Directions for this task: Tally the lines in the listing below that include "chart". Answer with the count and nothing more.

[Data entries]
+ + + + +
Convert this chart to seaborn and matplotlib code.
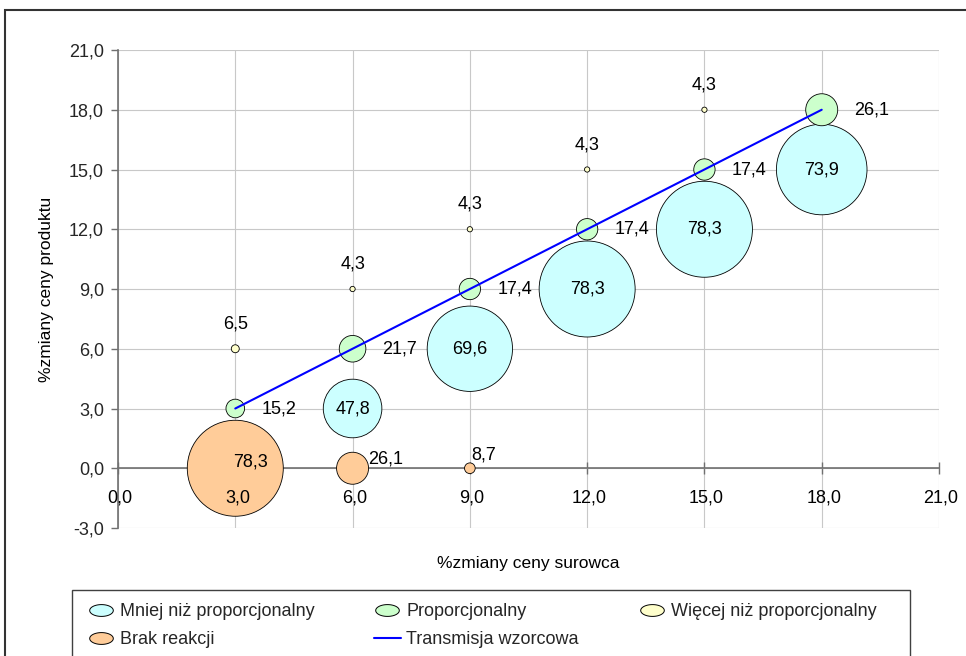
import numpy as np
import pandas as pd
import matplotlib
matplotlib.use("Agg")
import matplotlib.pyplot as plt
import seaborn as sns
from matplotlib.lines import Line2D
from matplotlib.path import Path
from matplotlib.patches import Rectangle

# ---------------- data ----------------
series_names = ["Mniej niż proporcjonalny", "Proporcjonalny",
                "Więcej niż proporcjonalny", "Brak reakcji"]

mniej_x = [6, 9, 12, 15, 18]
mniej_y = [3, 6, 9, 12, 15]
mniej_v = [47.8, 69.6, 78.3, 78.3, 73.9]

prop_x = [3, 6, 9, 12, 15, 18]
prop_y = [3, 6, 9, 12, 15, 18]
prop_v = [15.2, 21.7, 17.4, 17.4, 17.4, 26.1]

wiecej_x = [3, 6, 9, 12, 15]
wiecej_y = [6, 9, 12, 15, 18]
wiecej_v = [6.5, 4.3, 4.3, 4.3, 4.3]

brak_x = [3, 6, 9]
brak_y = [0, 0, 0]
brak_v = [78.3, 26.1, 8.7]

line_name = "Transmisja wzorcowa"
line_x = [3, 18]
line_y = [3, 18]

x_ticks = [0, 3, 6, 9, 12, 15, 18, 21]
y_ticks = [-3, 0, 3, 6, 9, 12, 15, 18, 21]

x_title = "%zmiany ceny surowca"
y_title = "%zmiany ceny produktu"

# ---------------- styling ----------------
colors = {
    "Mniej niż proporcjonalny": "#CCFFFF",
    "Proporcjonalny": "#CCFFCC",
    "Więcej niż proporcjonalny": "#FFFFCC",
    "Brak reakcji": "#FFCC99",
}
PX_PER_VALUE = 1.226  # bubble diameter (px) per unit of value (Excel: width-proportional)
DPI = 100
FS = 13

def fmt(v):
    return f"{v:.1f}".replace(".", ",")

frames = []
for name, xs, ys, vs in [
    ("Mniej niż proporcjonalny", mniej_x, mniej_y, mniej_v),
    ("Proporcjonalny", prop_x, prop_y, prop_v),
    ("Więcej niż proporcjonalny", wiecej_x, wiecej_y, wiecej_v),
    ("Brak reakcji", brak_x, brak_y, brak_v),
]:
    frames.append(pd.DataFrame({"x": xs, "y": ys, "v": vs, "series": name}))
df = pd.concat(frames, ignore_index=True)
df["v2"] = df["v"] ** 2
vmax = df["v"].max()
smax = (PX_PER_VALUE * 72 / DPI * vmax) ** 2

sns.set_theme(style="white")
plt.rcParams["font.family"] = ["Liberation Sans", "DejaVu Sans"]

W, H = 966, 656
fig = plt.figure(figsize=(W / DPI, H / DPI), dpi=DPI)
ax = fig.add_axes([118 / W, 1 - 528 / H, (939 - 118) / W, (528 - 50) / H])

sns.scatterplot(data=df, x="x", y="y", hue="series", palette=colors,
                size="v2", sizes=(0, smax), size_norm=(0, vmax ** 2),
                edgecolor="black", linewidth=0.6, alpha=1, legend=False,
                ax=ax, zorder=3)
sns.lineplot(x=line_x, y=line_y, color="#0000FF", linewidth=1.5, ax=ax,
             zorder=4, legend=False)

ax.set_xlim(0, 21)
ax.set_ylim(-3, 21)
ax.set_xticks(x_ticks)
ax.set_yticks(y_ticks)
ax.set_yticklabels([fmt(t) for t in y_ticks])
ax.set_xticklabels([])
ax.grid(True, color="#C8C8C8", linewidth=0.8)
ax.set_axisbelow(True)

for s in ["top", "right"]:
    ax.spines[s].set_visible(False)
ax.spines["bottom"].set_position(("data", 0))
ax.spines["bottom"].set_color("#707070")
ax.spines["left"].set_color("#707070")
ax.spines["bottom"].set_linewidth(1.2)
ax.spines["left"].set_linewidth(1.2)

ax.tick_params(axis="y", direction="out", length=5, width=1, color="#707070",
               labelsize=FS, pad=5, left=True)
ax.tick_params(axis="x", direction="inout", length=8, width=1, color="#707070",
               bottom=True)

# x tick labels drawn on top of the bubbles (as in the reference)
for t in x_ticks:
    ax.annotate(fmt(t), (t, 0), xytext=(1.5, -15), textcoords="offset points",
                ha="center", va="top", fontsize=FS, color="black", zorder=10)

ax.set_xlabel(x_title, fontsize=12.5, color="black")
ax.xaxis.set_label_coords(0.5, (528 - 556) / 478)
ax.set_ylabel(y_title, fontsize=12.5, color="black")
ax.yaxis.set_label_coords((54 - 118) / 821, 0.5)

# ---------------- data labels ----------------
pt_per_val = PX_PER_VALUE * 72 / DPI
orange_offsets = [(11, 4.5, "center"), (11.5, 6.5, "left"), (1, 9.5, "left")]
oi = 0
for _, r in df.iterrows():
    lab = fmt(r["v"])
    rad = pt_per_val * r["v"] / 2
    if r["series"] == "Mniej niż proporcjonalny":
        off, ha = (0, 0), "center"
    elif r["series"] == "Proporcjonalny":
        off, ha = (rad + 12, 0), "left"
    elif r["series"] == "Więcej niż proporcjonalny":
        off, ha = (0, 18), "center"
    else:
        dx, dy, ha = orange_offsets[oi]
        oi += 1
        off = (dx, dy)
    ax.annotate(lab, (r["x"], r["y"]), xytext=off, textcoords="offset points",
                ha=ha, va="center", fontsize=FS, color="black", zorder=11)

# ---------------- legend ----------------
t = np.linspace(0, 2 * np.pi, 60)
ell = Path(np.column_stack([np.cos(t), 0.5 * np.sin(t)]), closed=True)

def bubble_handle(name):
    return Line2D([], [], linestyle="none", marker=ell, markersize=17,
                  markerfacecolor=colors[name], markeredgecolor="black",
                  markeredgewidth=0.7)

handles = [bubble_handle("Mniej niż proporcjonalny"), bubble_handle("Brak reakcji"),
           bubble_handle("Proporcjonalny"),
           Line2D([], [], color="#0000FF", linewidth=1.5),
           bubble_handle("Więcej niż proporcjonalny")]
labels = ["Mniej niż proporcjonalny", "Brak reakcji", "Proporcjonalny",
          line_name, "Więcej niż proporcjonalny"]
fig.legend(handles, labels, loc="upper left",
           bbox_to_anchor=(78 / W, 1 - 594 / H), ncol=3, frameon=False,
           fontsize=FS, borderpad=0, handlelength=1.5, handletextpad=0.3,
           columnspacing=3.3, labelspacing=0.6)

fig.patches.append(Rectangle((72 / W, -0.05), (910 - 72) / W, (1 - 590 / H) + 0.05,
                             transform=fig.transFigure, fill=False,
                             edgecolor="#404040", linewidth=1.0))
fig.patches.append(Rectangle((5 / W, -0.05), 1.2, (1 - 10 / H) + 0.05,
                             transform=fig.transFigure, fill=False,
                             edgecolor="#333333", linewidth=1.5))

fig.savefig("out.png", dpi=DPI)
+ + + + +
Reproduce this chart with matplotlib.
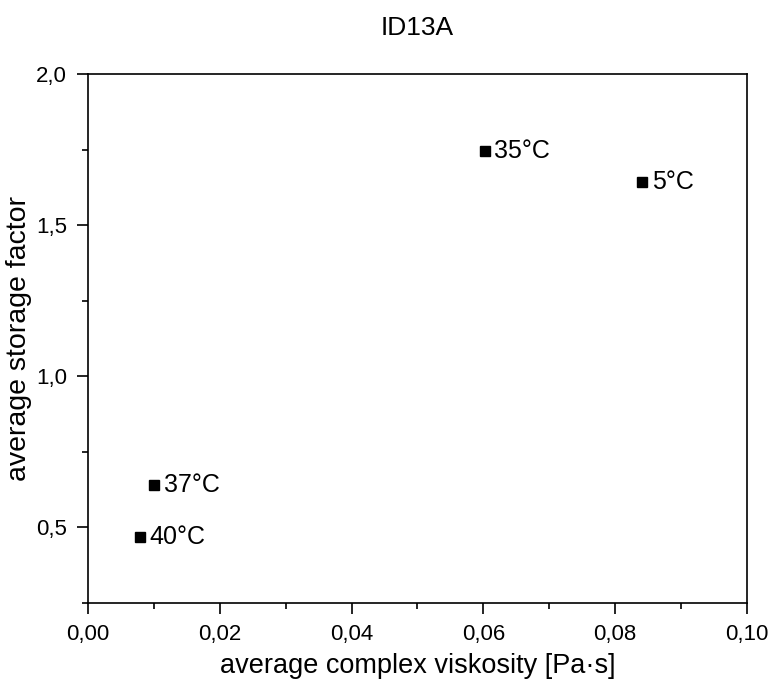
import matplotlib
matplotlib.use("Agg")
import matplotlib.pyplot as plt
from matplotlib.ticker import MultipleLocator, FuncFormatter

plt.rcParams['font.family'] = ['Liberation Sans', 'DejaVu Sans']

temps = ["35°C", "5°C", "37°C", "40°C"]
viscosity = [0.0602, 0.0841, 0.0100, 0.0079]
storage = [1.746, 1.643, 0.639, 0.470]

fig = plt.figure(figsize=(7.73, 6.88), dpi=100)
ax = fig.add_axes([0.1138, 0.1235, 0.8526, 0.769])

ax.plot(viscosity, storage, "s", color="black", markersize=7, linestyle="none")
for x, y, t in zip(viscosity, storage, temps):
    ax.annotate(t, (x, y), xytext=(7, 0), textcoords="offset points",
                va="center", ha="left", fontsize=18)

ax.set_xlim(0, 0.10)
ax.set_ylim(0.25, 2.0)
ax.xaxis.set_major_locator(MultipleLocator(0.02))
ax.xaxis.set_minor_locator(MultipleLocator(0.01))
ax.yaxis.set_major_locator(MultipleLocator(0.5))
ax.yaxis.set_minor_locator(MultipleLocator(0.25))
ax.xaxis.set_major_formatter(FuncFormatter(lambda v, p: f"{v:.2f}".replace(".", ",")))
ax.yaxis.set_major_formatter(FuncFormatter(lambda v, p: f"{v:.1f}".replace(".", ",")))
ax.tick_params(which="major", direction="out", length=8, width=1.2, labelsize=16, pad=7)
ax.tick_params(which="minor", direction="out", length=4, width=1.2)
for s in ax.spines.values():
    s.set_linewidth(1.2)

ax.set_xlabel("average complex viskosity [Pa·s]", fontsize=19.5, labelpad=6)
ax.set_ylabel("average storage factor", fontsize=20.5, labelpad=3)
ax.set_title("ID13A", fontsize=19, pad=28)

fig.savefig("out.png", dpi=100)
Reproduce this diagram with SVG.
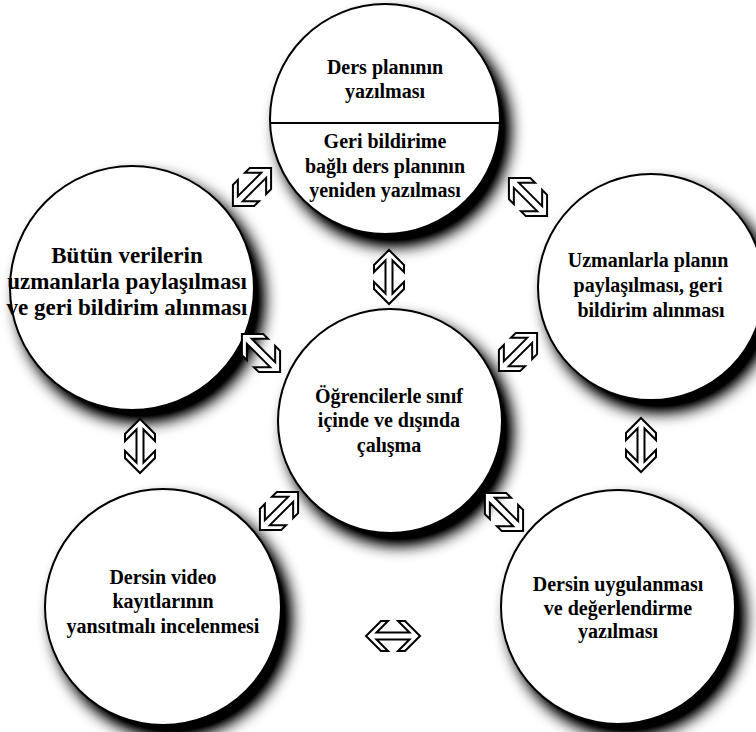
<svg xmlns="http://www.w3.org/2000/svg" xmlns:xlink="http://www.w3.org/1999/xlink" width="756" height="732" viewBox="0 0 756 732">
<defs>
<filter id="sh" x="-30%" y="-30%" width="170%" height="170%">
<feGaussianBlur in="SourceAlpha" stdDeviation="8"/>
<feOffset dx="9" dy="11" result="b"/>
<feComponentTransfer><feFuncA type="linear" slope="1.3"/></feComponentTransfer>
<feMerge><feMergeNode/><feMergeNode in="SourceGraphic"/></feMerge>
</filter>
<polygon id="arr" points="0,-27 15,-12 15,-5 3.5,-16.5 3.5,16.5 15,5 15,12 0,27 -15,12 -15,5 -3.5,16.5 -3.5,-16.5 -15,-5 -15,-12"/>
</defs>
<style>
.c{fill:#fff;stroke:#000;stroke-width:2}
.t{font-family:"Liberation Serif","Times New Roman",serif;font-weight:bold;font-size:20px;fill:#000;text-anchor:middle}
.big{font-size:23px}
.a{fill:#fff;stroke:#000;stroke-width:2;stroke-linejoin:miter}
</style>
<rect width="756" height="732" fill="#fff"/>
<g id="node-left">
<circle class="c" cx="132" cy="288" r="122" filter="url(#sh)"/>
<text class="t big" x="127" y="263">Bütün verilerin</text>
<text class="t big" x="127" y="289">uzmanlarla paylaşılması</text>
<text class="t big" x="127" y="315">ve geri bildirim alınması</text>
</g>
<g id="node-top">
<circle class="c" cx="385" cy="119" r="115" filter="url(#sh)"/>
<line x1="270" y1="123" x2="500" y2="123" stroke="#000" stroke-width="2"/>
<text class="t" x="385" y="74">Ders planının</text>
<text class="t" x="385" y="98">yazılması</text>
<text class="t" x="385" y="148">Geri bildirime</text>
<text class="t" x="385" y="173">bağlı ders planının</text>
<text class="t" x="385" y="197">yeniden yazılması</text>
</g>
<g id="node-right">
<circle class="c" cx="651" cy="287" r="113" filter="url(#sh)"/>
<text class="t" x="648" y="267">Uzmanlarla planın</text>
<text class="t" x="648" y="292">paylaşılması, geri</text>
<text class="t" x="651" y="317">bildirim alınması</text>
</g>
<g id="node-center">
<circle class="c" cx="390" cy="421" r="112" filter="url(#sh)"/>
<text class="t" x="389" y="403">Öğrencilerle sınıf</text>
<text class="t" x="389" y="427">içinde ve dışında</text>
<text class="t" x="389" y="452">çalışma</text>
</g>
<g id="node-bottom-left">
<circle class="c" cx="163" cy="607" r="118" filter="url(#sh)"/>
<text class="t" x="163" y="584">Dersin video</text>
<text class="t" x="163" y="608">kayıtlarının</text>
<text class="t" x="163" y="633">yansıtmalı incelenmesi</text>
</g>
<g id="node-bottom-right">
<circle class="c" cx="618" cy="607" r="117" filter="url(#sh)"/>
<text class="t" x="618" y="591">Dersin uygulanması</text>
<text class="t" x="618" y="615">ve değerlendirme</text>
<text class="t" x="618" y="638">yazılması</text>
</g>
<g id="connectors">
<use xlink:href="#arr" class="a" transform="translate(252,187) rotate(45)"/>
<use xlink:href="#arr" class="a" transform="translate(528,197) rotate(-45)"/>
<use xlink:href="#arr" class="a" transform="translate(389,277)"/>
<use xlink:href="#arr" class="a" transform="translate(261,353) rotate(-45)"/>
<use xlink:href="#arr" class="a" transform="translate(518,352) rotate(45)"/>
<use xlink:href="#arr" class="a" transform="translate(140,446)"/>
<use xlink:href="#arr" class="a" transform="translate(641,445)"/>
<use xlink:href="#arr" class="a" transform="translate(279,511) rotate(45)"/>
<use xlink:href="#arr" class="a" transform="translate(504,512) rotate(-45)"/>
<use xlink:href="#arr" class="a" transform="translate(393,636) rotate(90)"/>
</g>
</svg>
+ + + + +
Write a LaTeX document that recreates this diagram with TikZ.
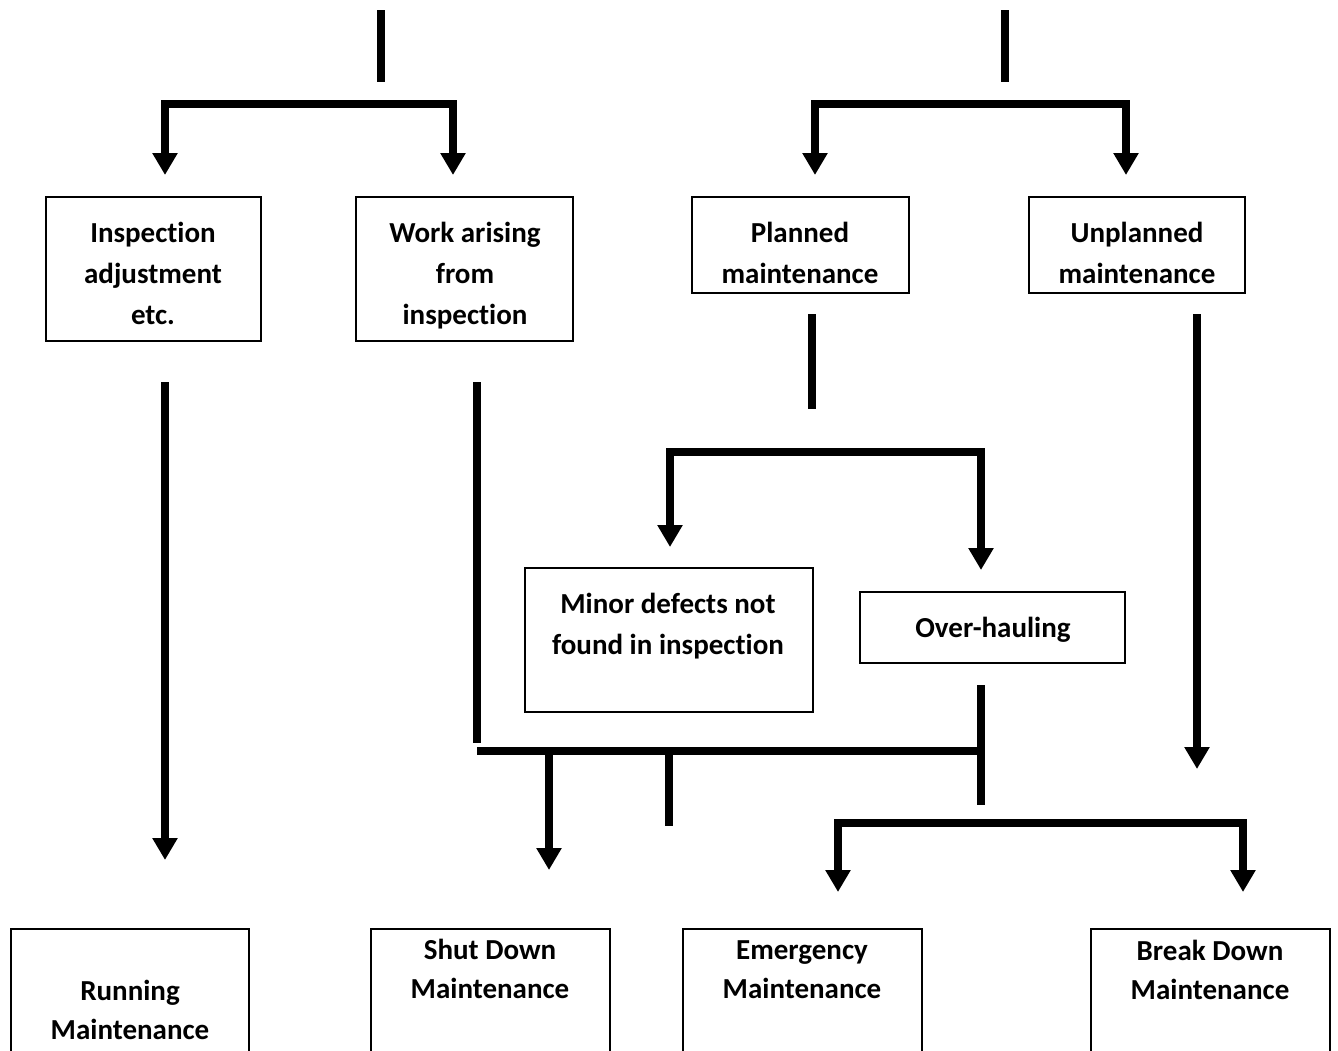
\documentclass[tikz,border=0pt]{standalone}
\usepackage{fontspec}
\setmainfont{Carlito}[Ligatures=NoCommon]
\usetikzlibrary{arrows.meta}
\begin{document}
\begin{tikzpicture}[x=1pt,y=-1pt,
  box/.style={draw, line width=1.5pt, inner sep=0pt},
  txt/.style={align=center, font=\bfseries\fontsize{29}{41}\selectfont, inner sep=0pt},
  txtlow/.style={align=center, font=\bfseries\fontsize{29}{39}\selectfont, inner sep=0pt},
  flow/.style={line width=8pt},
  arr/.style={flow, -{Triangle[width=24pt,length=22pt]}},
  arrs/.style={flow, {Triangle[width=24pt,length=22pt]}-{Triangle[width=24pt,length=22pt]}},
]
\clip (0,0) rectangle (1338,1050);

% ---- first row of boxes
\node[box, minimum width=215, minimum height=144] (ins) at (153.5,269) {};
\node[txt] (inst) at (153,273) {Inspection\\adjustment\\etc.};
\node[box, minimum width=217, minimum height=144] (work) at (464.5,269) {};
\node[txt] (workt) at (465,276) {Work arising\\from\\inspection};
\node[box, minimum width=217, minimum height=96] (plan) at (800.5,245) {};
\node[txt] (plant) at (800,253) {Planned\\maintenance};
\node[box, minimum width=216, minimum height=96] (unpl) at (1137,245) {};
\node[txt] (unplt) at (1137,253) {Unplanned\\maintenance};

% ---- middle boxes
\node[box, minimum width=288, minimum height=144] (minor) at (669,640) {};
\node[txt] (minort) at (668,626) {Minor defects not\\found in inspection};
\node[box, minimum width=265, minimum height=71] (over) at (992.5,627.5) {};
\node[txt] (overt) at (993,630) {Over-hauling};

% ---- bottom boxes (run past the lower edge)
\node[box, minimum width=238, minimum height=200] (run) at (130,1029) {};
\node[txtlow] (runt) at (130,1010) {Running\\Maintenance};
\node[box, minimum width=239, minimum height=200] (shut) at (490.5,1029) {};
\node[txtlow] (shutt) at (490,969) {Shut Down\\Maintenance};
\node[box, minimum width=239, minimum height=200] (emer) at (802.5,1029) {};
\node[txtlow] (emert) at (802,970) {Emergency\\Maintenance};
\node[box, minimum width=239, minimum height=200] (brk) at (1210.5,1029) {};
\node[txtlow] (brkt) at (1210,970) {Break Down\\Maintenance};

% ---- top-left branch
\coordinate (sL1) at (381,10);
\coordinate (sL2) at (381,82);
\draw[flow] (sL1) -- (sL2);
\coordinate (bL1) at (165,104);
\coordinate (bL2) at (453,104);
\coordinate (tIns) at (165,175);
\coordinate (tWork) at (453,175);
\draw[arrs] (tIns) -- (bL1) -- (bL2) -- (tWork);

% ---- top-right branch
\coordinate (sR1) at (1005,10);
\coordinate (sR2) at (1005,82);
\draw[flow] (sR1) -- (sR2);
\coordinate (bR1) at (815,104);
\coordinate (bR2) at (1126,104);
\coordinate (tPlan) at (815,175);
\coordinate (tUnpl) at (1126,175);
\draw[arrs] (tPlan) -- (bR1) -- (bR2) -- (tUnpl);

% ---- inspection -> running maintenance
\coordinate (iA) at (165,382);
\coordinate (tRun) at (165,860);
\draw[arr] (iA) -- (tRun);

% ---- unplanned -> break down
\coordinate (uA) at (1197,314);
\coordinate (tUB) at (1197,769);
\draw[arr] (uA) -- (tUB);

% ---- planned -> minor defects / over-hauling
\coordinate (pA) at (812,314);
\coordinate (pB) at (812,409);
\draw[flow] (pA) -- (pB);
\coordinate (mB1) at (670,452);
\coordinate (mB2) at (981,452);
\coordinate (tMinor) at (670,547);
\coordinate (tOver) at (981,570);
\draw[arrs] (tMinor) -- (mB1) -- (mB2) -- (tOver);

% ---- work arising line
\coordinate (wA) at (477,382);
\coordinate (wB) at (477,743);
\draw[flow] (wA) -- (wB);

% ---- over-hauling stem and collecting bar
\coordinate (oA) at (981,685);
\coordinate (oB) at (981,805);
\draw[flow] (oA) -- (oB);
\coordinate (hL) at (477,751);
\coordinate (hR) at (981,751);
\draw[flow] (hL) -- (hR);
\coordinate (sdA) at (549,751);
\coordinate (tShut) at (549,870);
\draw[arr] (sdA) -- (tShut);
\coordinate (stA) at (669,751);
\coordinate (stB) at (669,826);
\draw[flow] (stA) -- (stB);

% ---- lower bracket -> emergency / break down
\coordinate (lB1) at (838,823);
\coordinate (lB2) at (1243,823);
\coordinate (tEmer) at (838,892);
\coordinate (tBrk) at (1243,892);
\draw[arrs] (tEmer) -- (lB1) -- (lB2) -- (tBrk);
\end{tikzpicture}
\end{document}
+ + + + +
Response for this exercise: 2